La primera vez que J ingresó en un centro psiquiátrico tenía solo 18 años. Su psicólogo recomendó un tiempo muerto y a él le pareció buena idea quitarse de la circulación y descansar un poco.

El centro era una especie de casona-caserío rodeado de verde y situado en la mitad de un monte, un sitio precioso y tranquilo en el que el paisaje interior era el que te ponía los pelos de punta. Cuando cruzamos el vestíbulo varios internos deambulaban con la mirada perdida, un hombre insultaba a gritos a las auxiliares y una mujer dormitaba con la cabeza apoyada en un radiador. Sin duda el panorama era peor que mis recuerdos de «Alguien voló sobre el nido del cuco».

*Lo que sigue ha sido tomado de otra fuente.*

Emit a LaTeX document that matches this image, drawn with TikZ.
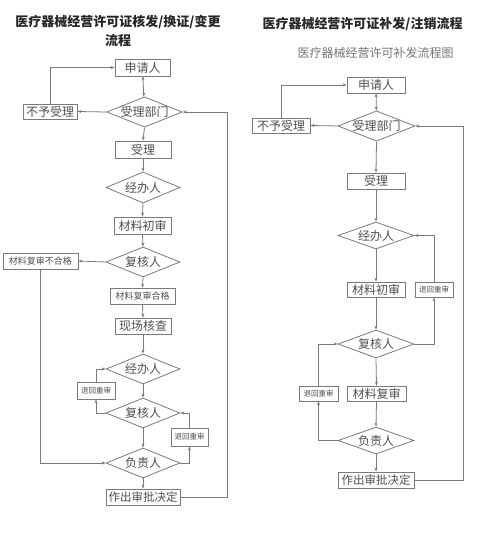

Allí dejé a J, 18 años, y allí se quedó una parte de mí. Me sentí vacía, perdida, ausente… no quería hablar de ello ni que me consolaran, solo quería estar sola por ver si mi interior se iba recuperando, por ver si podía recomponer los cachitos de mi alma.

Cuando tienes un hijo que requiere tanto cuidado, no es fácil asumir que sea cuidado por otros, que tú no vas a saber cómo está. Las normas del centro eran estrictas: en una semana no podíamos verle ni llamarle, pero ¿cómo podría yo estar una semana sin saber de él? Llamé al día siguiente deshaciéndome en disculpas. Me dijeron que estaba bien y que había dormido bien. Era el 30 de diciembre, plenas navidades, no sé si le di pena al siquiatra o si les venía bien tener menos gente ingresada en esas fechas pero me dijo que para Reyes le darían permiso para salir. Obvia decir lo contenta que me puse.

J era el más joven de todos los pacientes del centro pero enseguida congenió con una chica de 22 años con la que se ennovió y que terminó siendo su ilusión de cada día mientras estuvo ingresado. El instinto de supervivencia de mi hijo siempre ha estado muy desarrollado, mucho más que el de su madre.